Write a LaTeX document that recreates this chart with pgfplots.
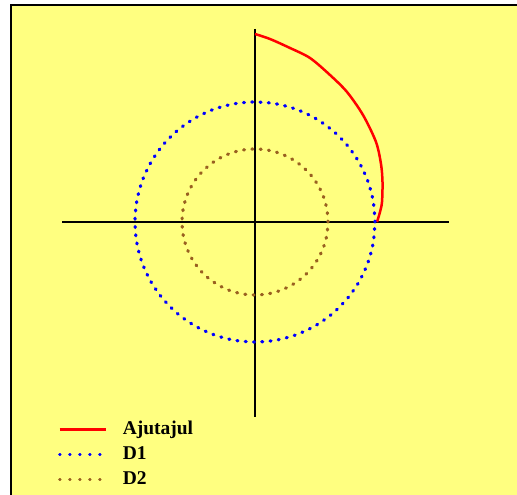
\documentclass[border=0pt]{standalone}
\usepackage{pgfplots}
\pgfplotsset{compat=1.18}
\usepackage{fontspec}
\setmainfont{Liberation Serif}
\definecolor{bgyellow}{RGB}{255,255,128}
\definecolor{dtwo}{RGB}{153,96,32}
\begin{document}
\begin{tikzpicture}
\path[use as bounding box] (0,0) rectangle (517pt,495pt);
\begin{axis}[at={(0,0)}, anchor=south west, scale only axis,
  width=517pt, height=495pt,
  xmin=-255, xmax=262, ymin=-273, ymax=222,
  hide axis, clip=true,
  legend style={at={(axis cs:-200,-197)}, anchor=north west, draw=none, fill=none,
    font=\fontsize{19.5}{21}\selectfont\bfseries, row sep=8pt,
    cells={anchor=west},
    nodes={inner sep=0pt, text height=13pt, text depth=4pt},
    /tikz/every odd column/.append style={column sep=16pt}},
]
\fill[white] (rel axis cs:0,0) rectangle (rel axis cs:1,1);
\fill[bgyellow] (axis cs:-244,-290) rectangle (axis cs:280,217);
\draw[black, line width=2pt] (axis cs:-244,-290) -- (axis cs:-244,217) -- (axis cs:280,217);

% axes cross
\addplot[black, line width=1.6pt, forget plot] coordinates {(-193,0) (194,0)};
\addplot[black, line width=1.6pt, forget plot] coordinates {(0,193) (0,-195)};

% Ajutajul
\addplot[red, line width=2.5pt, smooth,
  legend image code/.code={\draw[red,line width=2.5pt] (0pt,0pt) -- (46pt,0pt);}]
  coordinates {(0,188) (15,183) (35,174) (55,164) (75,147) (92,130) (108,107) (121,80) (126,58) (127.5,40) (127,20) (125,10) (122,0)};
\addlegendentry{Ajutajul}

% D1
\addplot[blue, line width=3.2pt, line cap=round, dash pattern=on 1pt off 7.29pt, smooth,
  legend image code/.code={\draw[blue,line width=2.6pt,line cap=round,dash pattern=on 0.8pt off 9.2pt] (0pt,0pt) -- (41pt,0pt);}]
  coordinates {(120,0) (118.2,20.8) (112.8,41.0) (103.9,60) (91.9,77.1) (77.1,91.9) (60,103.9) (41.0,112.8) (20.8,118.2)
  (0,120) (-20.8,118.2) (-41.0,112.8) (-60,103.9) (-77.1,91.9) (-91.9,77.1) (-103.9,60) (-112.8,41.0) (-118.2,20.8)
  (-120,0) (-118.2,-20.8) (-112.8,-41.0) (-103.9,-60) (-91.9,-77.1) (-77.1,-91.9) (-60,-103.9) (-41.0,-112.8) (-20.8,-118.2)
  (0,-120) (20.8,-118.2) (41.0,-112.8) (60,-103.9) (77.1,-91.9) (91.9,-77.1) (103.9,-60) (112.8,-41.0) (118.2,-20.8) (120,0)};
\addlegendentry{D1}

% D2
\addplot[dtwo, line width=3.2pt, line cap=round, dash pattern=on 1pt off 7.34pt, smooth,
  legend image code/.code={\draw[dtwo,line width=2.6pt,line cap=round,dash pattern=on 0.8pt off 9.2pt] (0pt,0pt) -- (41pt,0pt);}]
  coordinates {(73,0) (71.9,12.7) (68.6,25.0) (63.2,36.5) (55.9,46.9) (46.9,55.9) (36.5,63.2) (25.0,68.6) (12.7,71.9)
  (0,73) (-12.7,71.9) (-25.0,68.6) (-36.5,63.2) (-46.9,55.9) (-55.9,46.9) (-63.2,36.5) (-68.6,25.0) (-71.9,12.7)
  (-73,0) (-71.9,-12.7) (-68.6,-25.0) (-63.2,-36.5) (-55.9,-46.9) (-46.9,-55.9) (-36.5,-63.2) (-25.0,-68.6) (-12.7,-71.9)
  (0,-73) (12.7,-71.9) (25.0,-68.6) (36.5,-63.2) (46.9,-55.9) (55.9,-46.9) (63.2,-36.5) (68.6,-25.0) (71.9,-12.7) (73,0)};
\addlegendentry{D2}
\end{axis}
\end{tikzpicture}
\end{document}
# # # #
▶ **Exercise details**:
Please write out all of the material above without changing a word, and omit any pictures.

▶ **Answer for this exercise**:
Write a LaTeX document that recreates this chart with pgfplots.
\documentclass[border=0pt]{standalone}
\usepackage{pgfplots}
\pgfplotsset{compat=1.18}
\usepackage{fontspec}
\setmainfont{Liberation Serif}
\definecolor{bgyellow}{RGB}{255,255,128}
\definecolor{dtwo}{RGB}{153,96,32}
\begin{document}
\begin{tikzpicture}
\path[use as bounding box] (0,0) rectangle (517pt,495pt);
\begin{axis}[at={(0,0)}, anchor=south west, scale only axis,
  width=517pt, height=495pt,
  xmin=-255, xmax=262, ymin=-273, ymax=222,
  hide axis, clip=true,
  legend style={at={(axis cs:-200,-197)}, anchor=north west, draw=none, fill=none,
    font=\fontsize{19.5}{21}\selectfont\bfseries, row sep=8pt,
    cells={anchor=west},
    nodes={inner sep=0pt, text height=13pt, text depth=4pt},
    /tikz/every odd column/.append style={column sep=16pt}},
]
\fill[white] (rel axis cs:0,0) rectangle (rel axis cs:1,1);
\fill[bgyellow] (axis cs:-244,-290) rectangle (axis cs:280,217);
\draw[black, line width=2pt] (axis cs:-244,-290) -- (axis cs:-244,217) -- (axis cs:280,217);

% axes cross
\addplot[black, line width=1.6pt, forget plot] coordinates {(-193,0) (194,0)};
\addplot[black, line width=1.6pt, forget plot] coordinates {(0,193) (0,-195)};

% Ajutajul
\addplot[red, line width=2.5pt, smooth,
  legend image code/.code={\draw[red,line width=2.5pt] (0pt,0pt) -- (46pt,0pt);}]
  coordinates {(0,188) (15,183) (35,174) (55,164) (75,147) (92,130) (108,107) (121,80) (126,58) (127.5,40) (127,20) (125,10) (122,0)};
\addlegendentry{Ajutajul}

% D1
\addplot[blue, line width=3.2pt, line cap=round, dash pattern=on 1pt off 7.29pt, smooth,
  legend image code/.code={\draw[blue,line width=2.6pt,line cap=round,dash pattern=on 0.8pt off 9.2pt] (0pt,0pt) -- (41pt,0pt);}]
  coordinates {(120,0) (118.2,20.8) (112.8,41.0) (103.9,60) (91.9,77.1) (77.1,91.9) (60,103.9) (41.0,112.8) (20.8,118.2)
  (0,120) (-20.8,118.2) (-41.0,112.8) (-60,103.9) (-77.1,91.9) (-91.9,77.1) (-103.9,60) (-112.8,41.0) (-118.2,20.8)
  (-120,0) (-118.2,-20.8) (-112.8,-41.0) (-103.9,-60) (-91.9,-77.1) (-77.1,-91.9) (-60,-103.9) (-41.0,-112.8) (-20.8,-118.2)
  (0,-120) (20.8,-118.2) (41.0,-112.8) (60,-103.9) (77.1,-91.9) (91.9,-77.1) (103.9,-60) (112.8,-41.0) (118.2,-20.8) (120,0)};
\addlegendentry{D1}

% D2
\addplot[dtwo, line width=3.2pt, line cap=round, dash pattern=on 1pt off 7.34pt, smooth,
  legend image code/.code={\draw[dtwo,line width=2.6pt,line cap=round,dash pattern=on 0.8pt off 9.2pt] (0pt,0pt) -- (41pt,0pt);}]
  coordinates {(73,0) (71.9,12.7) (68.6,25.0) (63.2,36.5) (55.9,46.9) (46.9,55.9) (36.5,63.2) (25.0,68.6) (12.7,71.9)
  (0,73) (-12.7,71.9) (-25.0,68.6) (-36.5,63.2) (-46.9,55.9) (-55.9,46.9) (-63.2,36.5) (-68.6,25.0) (-71.9,12.7)
  (-73,0) (-71.9,-12.7) (-68.6,-25.0) (-63.2,-36.5) (-55.9,-46.9) (-46.9,-55.9) (-36.5,-63.2) (-25.0,-68.6) (-12.7,-71.9)
  (0,-73) (12.7,-71.9) (25.0,-68.6) (36.5,-63.2) (46.9,-55.9) (55.9,-46.9) (63.2,-36.5) (68.6,-25.0) (71.9,-12.7) (73,0)};
\addlegendentry{D2}
\end{axis}
\end{tikzpicture}
\end{document}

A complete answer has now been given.